Aim: Write out each line that follows exactly as it stands, without the pictures.

-- start of Data extract --

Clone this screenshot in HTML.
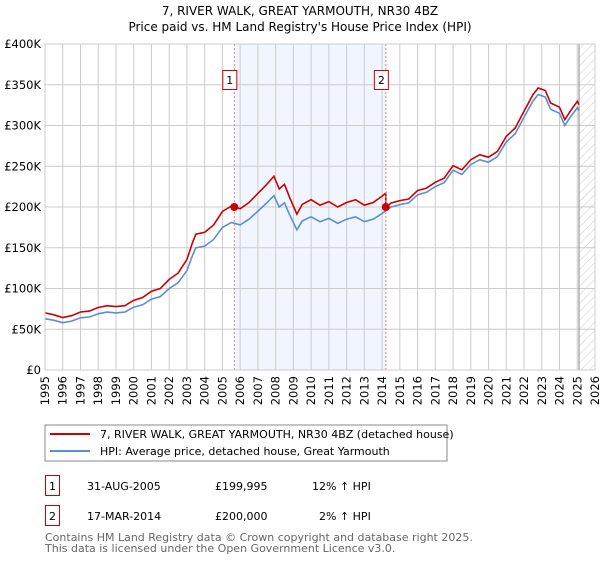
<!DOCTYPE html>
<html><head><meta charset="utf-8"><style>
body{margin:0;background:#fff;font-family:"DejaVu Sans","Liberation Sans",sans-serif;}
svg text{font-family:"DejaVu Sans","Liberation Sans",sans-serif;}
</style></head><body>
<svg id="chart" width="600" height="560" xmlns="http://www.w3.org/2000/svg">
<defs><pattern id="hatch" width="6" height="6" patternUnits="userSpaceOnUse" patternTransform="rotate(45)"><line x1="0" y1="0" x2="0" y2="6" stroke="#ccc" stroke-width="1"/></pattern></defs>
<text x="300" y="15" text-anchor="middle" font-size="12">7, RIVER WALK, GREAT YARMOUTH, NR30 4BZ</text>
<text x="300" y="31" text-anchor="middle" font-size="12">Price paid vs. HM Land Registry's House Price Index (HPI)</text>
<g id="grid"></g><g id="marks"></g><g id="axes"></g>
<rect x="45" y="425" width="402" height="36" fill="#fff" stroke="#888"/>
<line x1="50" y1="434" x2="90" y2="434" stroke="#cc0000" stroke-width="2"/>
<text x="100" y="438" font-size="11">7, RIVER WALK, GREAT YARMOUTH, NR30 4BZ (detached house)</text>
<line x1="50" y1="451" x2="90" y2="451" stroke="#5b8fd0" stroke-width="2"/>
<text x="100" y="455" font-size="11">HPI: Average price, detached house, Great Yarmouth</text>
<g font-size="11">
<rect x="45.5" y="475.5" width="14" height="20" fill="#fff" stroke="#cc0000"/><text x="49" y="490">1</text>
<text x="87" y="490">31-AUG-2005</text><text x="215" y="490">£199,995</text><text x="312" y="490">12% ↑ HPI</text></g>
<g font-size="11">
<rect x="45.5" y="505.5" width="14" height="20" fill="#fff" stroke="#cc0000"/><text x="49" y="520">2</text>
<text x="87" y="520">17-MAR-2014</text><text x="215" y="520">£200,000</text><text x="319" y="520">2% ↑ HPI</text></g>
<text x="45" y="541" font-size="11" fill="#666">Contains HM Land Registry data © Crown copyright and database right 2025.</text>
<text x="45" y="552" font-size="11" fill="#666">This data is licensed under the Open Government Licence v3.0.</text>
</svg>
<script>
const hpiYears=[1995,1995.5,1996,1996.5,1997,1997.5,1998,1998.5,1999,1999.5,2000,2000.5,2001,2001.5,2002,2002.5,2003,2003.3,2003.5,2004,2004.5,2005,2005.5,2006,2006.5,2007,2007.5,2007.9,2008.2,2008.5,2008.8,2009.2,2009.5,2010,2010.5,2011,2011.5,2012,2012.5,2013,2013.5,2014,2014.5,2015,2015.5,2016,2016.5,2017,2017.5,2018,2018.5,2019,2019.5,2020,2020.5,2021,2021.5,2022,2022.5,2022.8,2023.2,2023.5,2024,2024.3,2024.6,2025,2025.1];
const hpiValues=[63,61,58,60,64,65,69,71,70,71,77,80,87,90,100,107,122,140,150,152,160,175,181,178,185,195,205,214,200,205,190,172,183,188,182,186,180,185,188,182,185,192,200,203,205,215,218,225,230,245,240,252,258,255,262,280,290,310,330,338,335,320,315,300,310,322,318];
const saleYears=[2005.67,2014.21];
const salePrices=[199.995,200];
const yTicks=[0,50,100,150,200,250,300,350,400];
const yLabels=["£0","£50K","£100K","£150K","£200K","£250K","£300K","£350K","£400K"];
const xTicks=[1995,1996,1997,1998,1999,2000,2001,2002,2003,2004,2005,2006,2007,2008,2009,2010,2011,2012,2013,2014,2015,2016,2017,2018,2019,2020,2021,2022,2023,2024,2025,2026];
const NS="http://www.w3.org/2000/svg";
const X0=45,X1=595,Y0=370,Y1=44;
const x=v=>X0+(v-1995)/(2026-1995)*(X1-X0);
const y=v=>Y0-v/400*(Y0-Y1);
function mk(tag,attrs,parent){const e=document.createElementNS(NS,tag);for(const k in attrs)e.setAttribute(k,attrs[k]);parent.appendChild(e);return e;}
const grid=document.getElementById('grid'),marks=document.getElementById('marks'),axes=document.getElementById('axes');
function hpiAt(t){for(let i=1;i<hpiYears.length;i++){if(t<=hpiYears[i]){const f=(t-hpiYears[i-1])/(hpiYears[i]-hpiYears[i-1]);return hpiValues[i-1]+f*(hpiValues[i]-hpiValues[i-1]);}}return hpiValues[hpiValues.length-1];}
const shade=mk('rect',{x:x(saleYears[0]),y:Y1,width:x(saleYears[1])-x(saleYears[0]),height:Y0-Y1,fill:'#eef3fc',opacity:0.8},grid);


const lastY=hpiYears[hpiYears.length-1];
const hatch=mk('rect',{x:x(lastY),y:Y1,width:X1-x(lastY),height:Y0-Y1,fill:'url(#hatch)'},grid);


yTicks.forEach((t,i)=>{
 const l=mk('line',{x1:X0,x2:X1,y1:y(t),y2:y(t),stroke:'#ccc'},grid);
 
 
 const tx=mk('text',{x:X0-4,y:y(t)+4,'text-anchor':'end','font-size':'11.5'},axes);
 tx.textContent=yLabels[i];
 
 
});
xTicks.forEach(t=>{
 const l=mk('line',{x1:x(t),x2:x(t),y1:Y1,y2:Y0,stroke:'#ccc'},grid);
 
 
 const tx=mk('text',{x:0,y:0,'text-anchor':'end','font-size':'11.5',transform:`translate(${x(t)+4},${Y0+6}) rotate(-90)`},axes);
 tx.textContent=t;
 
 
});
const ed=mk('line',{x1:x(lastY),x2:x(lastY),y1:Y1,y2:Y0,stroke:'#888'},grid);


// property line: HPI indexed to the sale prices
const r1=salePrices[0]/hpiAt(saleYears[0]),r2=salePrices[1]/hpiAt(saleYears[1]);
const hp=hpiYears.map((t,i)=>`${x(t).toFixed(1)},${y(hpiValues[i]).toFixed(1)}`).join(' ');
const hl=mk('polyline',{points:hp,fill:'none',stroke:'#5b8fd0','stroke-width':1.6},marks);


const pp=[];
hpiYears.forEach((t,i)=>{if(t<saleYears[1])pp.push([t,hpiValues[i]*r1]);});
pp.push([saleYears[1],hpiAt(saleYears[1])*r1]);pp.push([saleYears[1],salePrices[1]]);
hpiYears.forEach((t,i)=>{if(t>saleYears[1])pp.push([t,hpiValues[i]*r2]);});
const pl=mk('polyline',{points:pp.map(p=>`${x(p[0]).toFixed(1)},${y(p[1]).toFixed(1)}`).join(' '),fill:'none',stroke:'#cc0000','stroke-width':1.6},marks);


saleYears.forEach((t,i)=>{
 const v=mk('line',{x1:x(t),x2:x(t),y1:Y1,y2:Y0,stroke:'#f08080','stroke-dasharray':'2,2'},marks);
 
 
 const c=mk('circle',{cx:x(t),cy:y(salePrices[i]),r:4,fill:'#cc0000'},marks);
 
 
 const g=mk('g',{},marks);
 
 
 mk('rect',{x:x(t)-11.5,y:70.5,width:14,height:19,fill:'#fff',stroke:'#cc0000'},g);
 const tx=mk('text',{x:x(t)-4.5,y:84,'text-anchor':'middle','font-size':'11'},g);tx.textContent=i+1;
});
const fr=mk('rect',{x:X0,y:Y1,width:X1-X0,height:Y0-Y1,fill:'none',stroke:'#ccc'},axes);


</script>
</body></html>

-- end of Data extract --

Written answer:
Clone this screenshot in HTML.
<!DOCTYPE html>
<html><head><meta charset="utf-8"><style>
body{margin:0;background:#fff;font-family:"DejaVu Sans","Liberation Sans",sans-serif;}
svg text{font-family:"DejaVu Sans","Liberation Sans",sans-serif;}
</style></head><body>
<svg id="chart" width="600" height="560" xmlns="http://www.w3.org/2000/svg">
<defs><pattern id="hatch" width="6" height="6" patternUnits="userSpaceOnUse" patternTransform="rotate(45)"><line x1="0" y1="0" x2="0" y2="6" stroke="#ccc" stroke-width="1"/></pattern></defs>
<text x="300" y="15" text-anchor="middle" font-size="12">7, RIVER WALK, GREAT YARMOUTH, NR30 4BZ</text>
<text x="300" y="31" text-anchor="middle" font-size="12">Price paid vs. HM Land Registry's House Price Index (HPI)</text>
<g id="grid"></g><g id="marks"></g><g id="axes"></g>
<rect x="45" y="425" width="402" height="36" fill="#fff" stroke="#888"/>
<line x1="50" y1="434" x2="90" y2="434" stroke="#cc0000" stroke-width="2"/>
<text x="100" y="438" font-size="11">7, RIVER WALK, GREAT YARMOUTH, NR30 4BZ (detached house)</text>
<line x1="50" y1="451" x2="90" y2="451" stroke="#5b8fd0" stroke-width="2"/>
<text x="100" y="455" font-size="11">HPI: Average price, detached house, Great Yarmouth</text>
<g font-size="11">
<rect x="45.5" y="475.5" width="14" height="20" fill="#fff" stroke="#cc0000"/><text x="49" y="490">1</text>
<text x="87" y="490">31-AUG-2005</text><text x="215" y="490">£199,995</text><text x="312" y="490">12% ↑ HPI</text></g>
<g font-size="11">
<rect x="45.5" y="505.5" width="14" height="20" fill="#fff" stroke="#cc0000"/><text x="49" y="520">2</text>
<text x="87" y="520">17-MAR-2014</text><text x="215" y="520">£200,000</text><text x="319" y="520">2% ↑ HPI</text></g>
<text x="45" y="541" font-size="11" fill="#666">Contains HM Land Registry data © Crown copyright and database right 2025.</text>
<text x="45" y="552" font-size="11" fill="#666">This data is licensed under the Open Government Licence v3.0.</text>
</svg>
<script>
const hpiYears=[1995,1995.5,1996,1996.5,1997,1997.5,1998,1998.5,1999,1999.5,2000,2000.5,2001,2001.5,2002,2002.5,2003,2003.3,2003.5,2004,2004.5,2005,2005.5,2006,2006.5,2007,2007.5,2007.9,2008.2,2008.5,2008.8,2009.2,2009.5,2010,2010.5,2011,2011.5,2012,2012.5,2013,2013.5,2014,2014.5,2015,2015.5,2016,2016.5,2017,2017.5,2018,2018.5,2019,2019.5,2020,2020.5,2021,2021.5,2022,2022.5,2022.8,2023.2,2023.5,2024,2024.3,2024.6,2025,2025.1];
const hpiValues=[63,61,58,60,64,65,69,71,70,71,77,80,87,90,100,107,122,140,150,152,160,175,181,178,185,195,205,214,200,205,190,172,183,188,182,186,180,185,188,182,185,192,200,203,205,215,218,225,230,245,240,252,258,255,262,280,290,310,330,338,335,320,315,300,310,322,318];
const saleYears=[2005.67,2014.21];
const salePrices=[199.995,200];
const yTicks=[0,50,100,150,200,250,300,350,400];
const yLabels=["£0","£50K","£100K","£150K","£200K","£250K","£300K","£350K","£400K"];
const xTicks=[1995,1996,1997,1998,1999,2000,2001,2002,2003,2004,2005,2006,2007,2008,2009,2010,2011,2012,2013,2014,2015,2016,2017,2018,2019,2020,2021,2022,2023,2024,2025,2026];
const NS="http://www.w3.org/2000/svg";
const X0=45,X1=595,Y0=370,Y1=44;
const x=v=>X0+(v-1995)/(2026-1995)*(X1-X0);
const y=v=>Y0-v/400*(Y0-Y1);
function mk(tag,attrs,parent){const e=document.createElementNS(NS,tag);for(const k in attrs)e.setAttribute(k,attrs[k]);parent.appendChild(e);return e;}
const grid=document.getElementById('grid'),marks=document.getElementById('marks'),axes=document.getElementById('axes');
function hpiAt(t){for(let i=1;i<hpiYears.length;i++){if(t<=hpiYears[i]){const f=(t-hpiYears[i-1])/(hpiYears[i]-hpiYears[i-1]);return hpiValues[i-1]+f*(hpiValues[i]-hpiValues[i-1]);}}return hpiValues[hpiValues.length-1];}
const shade=mk('rect',{x:x(saleYears[0]),y:Y1,width:x(saleYears[1])-x(saleYears[0]),height:Y0-Y1,fill:'#eef3fc',opacity:0.8},grid);


const lastY=hpiYears[hpiYears.length-1];
const hatch=mk('rect',{x:x(lastY),y:Y1,width:X1-x(lastY),height:Y0-Y1,fill:'url(#hatch)'},grid);


yTicks.forEach((t,i)=>{
 const l=mk('line',{x1:X0,x2:X1,y1:y(t),y2:y(t),stroke:'#ccc'},grid);
 
 
 const tx=mk('text',{x:X0-4,y:y(t)+4,'text-anchor':'end','font-size':'11.5'},axes);
 tx.textContent=yLabels[i];
 
 
});
xTicks.forEach(t=>{
 const l=mk('line',{x1:x(t),x2:x(t),y1:Y1,y2:Y0,stroke:'#ccc'},grid);
 
 
 const tx=mk('text',{x:0,y:0,'text-anchor':'end','font-size':'11.5',transform:`translate(${x(t)+4},${Y0+6}) rotate(-90)`},axes);
 tx.textContent=t;
 
 
});
const ed=mk('line',{x1:x(lastY),x2:x(lastY),y1:Y1,y2:Y0,stroke:'#888'},grid);


// property line: HPI indexed to the sale prices
const r1=salePrices[0]/hpiAt(saleYears[0]),r2=salePrices[1]/hpiAt(saleYears[1]);
const hp=hpiYears.map((t,i)=>`${x(t).toFixed(1)},${y(hpiValues[i]).toFixed(1)}`).join(' ');
const hl=mk('polyline',{points:hp,fill:'none',stroke:'#5b8fd0','stroke-width':1.6},marks);


const pp=[];
hpiYears.forEach((t,i)=>{if(t<saleYears[1])pp.push([t,hpiValues[i]*r1]);});
pp.push([saleYears[1],hpiAt(saleYears[1])*r1]);pp.push([saleYears[1],salePrices[1]]);
hpiYears.forEach((t,i)=>{if(t>saleYears[1])pp.push([t,hpiValues[i]*r2]);});
const pl=mk('polyline',{points:pp.map(p=>`${x(p[0]).toFixed(1)},${y(p[1]).toFixed(1)}`).join(' '),fill:'none',stroke:'#cc0000','stroke-width':1.6},marks);


saleYears.forEach((t,i)=>{
 const v=mk('line',{x1:x(t),x2:x(t),y1:Y1,y2:Y0,stroke:'#f08080','stroke-dasharray':'2,2'},marks);
 
 
 const c=mk('circle',{cx:x(t),cy:y(salePrices[i]),r:4,fill:'#cc0000'},marks);
 
 
 const g=mk('g',{},marks);
 
 
 mk('rect',{x:x(t)-11.5,y:70.5,width:14,height:19,fill:'#fff',stroke:'#cc0000'},g);
 const tx=mk('text',{x:x(t)-4.5,y:84,'text-anchor':'middle','font-size':'11'},g);tx.textContent=i+1;
});
const fr=mk('rect',{x:X0,y:Y1,width:X1-X0,height:Y0-Y1,fill:'none',stroke:'#ccc'},axes);


</script>
</body></html>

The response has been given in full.